Punkrock hat viele ruiniert. Im Gegensatz zu diesbezüglichen, früh endenden Biografien, wurde Shorty, heute 53, vom Punkrock schon zweimal gerettet. Einmal, als die wüsten drei Akkorde den gelernten Elektriker aus der Enge der steirischen Provinz in die Bundeshauptstadt führten, wo er 1987 in der Hofmühlgasse im 6. Bezirk den Plattenladen Rave Up eröffnete.

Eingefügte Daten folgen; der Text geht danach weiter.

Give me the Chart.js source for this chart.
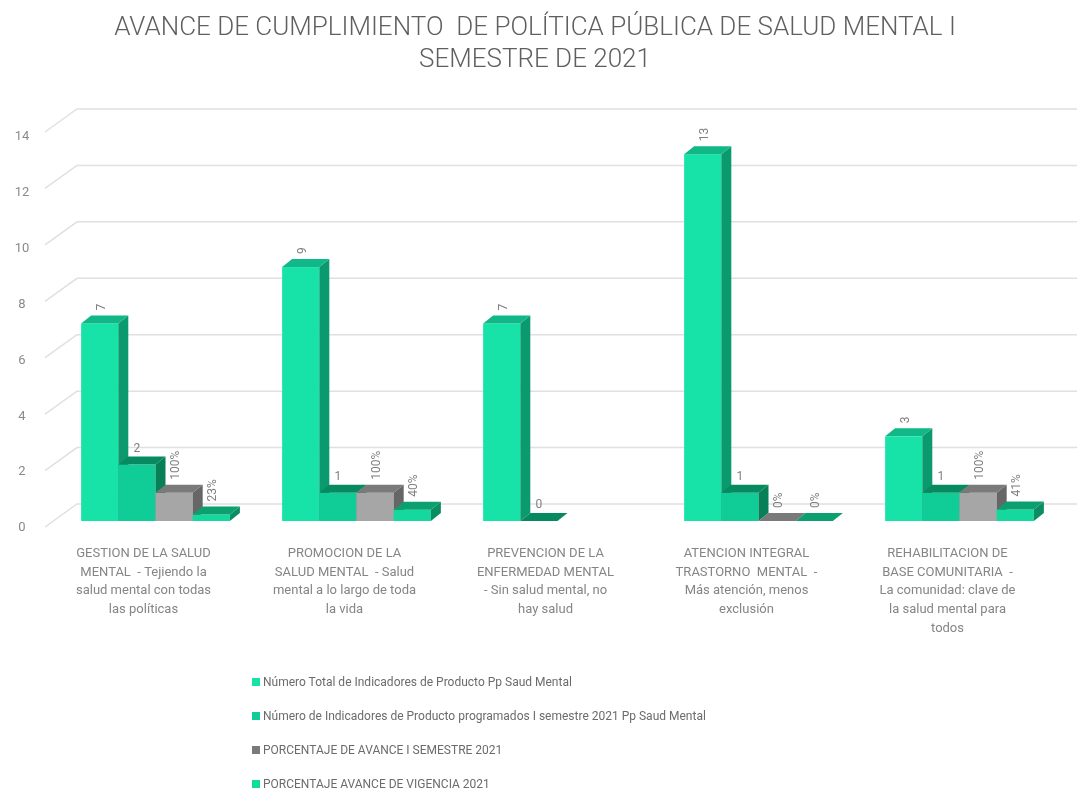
<!DOCTYPE html>
<html>
<head>
<meta charset="utf-8">
<title>Avance Política Pública de Salud Mental</title>
<script src="https://cdn.jsdelivr.net/npm/chart.js@4.4.1/dist/chart.umd.min.js"></script>
<style>
  html, body { margin: 0; padding: 0; background: #fff; }
  #wrap { position: relative; width: 1077px; height: 793px; }
  #legend { position: absolute; left: 252px; top: 671px; font-family: Roboto, sans-serif; font-size: 12px; color: #6b6b6b; }
  #legend .item { height: 34px; line-height: 22px; white-space: nowrap; }
  #legend .box { display: inline-block; width: 8px; height: 8px; margin-right: 3px; vertical-align: 0px; }
</style>
</head>
<body>
<div id="wrap">
  <canvas id="grafico" width="1077" height="793"></canvas>
  <div id="legend"></div>
</div>
<script>
// Avance de cumplimiento - Política Pública de Salud Mental, I semestre 2021

const categorias = [
  ['GESTION DE LA SALUD', 'MENTAL  - Tejiendo la', 'salud mental con todas', 'las políticas'],
  ['PROMOCION DE LA', 'SALUD MENTAL  - Salud', 'mental a lo largo de toda', 'la vida'],
  ['PREVENCION DE LA', 'ENFERMEDAD MENTAL', '- Sin salud mental, no', 'hay salud'],
  ['ATENCION INTEGRAL', 'TRASTORNO  MENTAL  -', 'Más atención, menos', 'exclusión'],
  ['REHABILITACION DE', 'BASE COMUNITARIA  -', 'La comunidad: clave de', 'la salud mental para', 'todos']
];

const totalIndicadores = [7, 9, 7, 13, 3];
const programadosSemestre = [2, 1, 0, 1, 1];
const avanceSemestre = [1, 1, null, 0, 1];        // 1 = 100%
const avanceVigencia = [0.23, 0.40, null, 0, 0.41];

const nombresSeries = [
  'Número Total de Indicadores de Producto Pp Saud Mental',
  'Número  de Indicadores de Producto programados I semestre 2021  Pp Saud Mental',
  'PORCENTAJE DE AVANCE  I SEMESTRE 2021',
  'PORCENTAJE AVANCE DE VIGENCIA 2021'
];

const tituloLineas = ['AVANCE DE CUMPLIMIENTO  DE POLÍTICA PÚBLICA DE SALUD MENTAL I', 'SEMESTRE DE 2021'];

const FUENTE = 'Roboto, sans-serif';
const PROF_X = 10, PROF_Y = 8;   // profundidad de las barras 3D

const numero = v => String(v);
const porcentaje = v => Math.round(v * 100) + '%';

function serie(i, data, frente, arriba, lado, formato, girar) {
  return {
    label: nombresSeries[i], data: data,
    backgroundColor: frente, frente: frente, arriba: arriba, lado: lado,
    formato: formato, girar: girar
  };
}

// dibuja la rejilla de fondo, las barras en 3D y las etiquetas
const barras3d = {
  id: 'barras3d',
  beforeDatasetsDraw(chart) {
    const ctx = chart.ctx;
    const ys = chart.scales.y;
    const area = chart.chartArea;
    ctx.save();

    ctx.strokeStyle = '#e0e0e0';
    ctx.lineWidth = 1.5;
    ctx.fillStyle = '#8a8a8a';
    ctx.font = '13px ' + FUENTE;
    ctx.textAlign = 'center';
    ctx.textBaseline = 'middle';
    ys.ticks.forEach(t => {
      const py = ys.getPixelForValue(t.value);
      ctx.beginPath();
      ctx.moveTo(area.left - 10, py + 6);
      ctx.lineTo(area.left + 22, py - 17);
      ctx.lineTo(chart.width, py - 17);
      ctx.stroke();
      ctx.fillText(String(t.value), 22, py + 7 + t.value * 0.3);
    });

    const etiquetas = [];
    chart.data.datasets.forEach((ds, i) => {
      const meta = chart.getDatasetMeta(i);
      meta.data.forEach((bar, j) => {
        const v = ds.data[j];
        if (v === null || v === undefined) return;
        const p = bar.getProps(['x', 'y', 'base', 'width'], true);
        const l = p.x - p.width / 2, r = p.x + p.width / 2;
        // frente
        ctx.fillStyle = ds.frente;
        ctx.fillRect(l, p.y, r - l, p.base - p.y);
        // lado
        ctx.fillStyle = ds.lado;
        ctx.beginPath();
        ctx.moveTo(r, p.y);
        ctx.lineTo(r + PROF_X, p.y - PROF_Y);
        ctx.lineTo(r + PROF_X, p.base - PROF_Y);
        ctx.lineTo(r, p.base);
        ctx.closePath();
        ctx.fill();
        // techo
        ctx.fillStyle = ds.arriba;
        ctx.beginPath();
        ctx.moveTo(l, p.y);
        ctx.lineTo(l + PROF_X, p.y - PROF_Y);
        ctx.lineTo(r + PROF_X, p.y - PROF_Y);
        ctx.lineTo(r, p.y);
        ctx.closePath();
        ctx.fill();
        etiquetas.push({ x: p.x, y: p.y - PROF_Y, texto: ds.formato(v), girar: ds.girar });
      });
    });

    ctx.fillStyle = '#7f7f7f';
    ctx.font = '12px ' + FUENTE;
    etiquetas.forEach(e => {
      if (e.girar) {
        ctx.save();
        ctx.translate(e.x + 2, e.y - 5);
        ctx.rotate(-Math.PI / 2);
        ctx.textAlign = 'left';
        ctx.textBaseline = 'middle';
        ctx.fillText(e.texto, 0, 0);
        ctx.restore();
      } else {
        ctx.textAlign = 'center';
        ctx.textBaseline = 'bottom';
        ctx.fillText(e.texto, e.x, e.y - 2);
      }
    });

    ctx.restore();
    return false;
  }
};

const chart = new Chart(document.getElementById('grafico'), {
  type: 'bar',
  data: {
    labels: categorias,
    datasets: [
      serie(0, totalIndicadores, '#17e3a9', '#10b887', '#0a9a6d', numero, true),
      serie(1, programadosSemestre, '#10cc96', '#088a60', '#078058', numero, false),
      serie(2, avanceSemestre, '#a6a6a6', '#7a7a7a', '#666666', porcentaje, true),
      serie(3, avanceVigencia, '#15d89f', '#0c9f70', '#0a8d63', porcentaje, true)
    ]
  },
  options: {
    responsive: false,
    animation: false,
    categoryPercentage: 0.74,
    barPercentage: 1,
    layout: { padding: { left: 10, right: 17, top: 0, bottom: 152 } },
    plugins: {
      legend: { display: false },
      tooltip: { enabled: false },
      title: {
        display: true,
        text: tituloLineas,
        color: '#5f5f5f',
        font: { family: FUENTE, size: 26, weight: '300', lineHeight: 1.25 },
        padding: { top: 12, bottom: 49 }
      }
    },
    scales: {
      x: {
        grid: { display: false },
        border: { display: false },
        ticks: {
          color: '#858585',
          font: { family: FUENTE, size: 13, lineHeight: 1.45 },
          maxRotation: 0, autoSkip: false, padding: 15, labelOffset: -12
        },
        afterFit(scale) { scale.height = 120; }
      },
      y: {
        min: 0, max: 14,
        grid: { display: false },
        border: { display: false },
        ticks: { stepSize: 2, display: false },
        afterFit(scale) { scale.width = 45; }
      }
    }
  },
  plugins: [barras3d]
});

// leyenda vertical en html
const leyenda = document.getElementById('legend');
chart.data.datasets.forEach(ds => {
  const fila = document.createElement('div');
  fila.className = 'item';
  fila.innerHTML = '<span class="box" style="background:' + (ds.frente === '#a6a6a6' ? '#7a7a7a' : ds.frente) + '"></span>' + ds.label;
  leyenda.appendChild(fila);
});
</script>
</body>
</html>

Iggy auf der Intensivstation

Zum zweiten Mal stellte sich Punkrock 1999 als Heilsbringer heraus. Damals spielte seine Frau Doris, die mit Shorty das Rave Up betreibt, ihm nach einem lebensbedrohlichen Sturz auf der Intensivstation solange Iggy Pop & The Stooges vor, bis der Gefallene aus dem Tiefschlaf wieder aufwachte. Trotz oder wegen der Stooges - man weiß es nicht ...

Den Sturz und die bangen Monate danach bezeichnen beide als schwärzeste Zeit für den kleinen Familienbetrieb in Mariahilf. Das ist heute alles lange überstanden, und nächste Woche feiert man das zwanzigjährige Jubiläum. Zuerst im Laden, später im Gartenbaukino (siehe Kasten).

Sympathisch renitent

Das Rave Up hat sich als sympathisch renitente Institution für Musikfreunde erwiesen, das Konkurrenz wie das Why Not ebenso überlebt hat wie den Virgin Megastore. Heute teilt man sich mit ähnlich sortierten Wiener Läden wie dem Recordbag oder dem Substance die Klientel und schickt diese selbstlos in die jeweils anderen Shops, sollte man einmal etwas gerade nicht lagernd haben.

Wobei: Bestell- und Suchservice sind in Zeiten global vernetzter Händlernetzwerke selbstverständlich und machen für die einige hunderte Musik-Freaks umfassende Stammkundschaft den notwendigen Unterschied aus.

Gerade in Zeiten von MP3. Spürt man das als kleiner Fachhandel? Doris Schartmüller: "Ja, wir haben heute weniger Jugendliche als Kundschaft als noch vor zehn Jahren. Die besorgen sich zuerst den Download und erst später dann vielleicht das Album. Zu uns kommen aber ohnehin richtige Musikliebhaber. Die wollen ein Album oder eine CD. Und diese Kundschaft ist sehr treu." Lagernd hat man von der Elektronik und Independent Rock über HipHop und diverse Beuschelreißer-Stile fast alles. Zu brav darf's halt nicht sein.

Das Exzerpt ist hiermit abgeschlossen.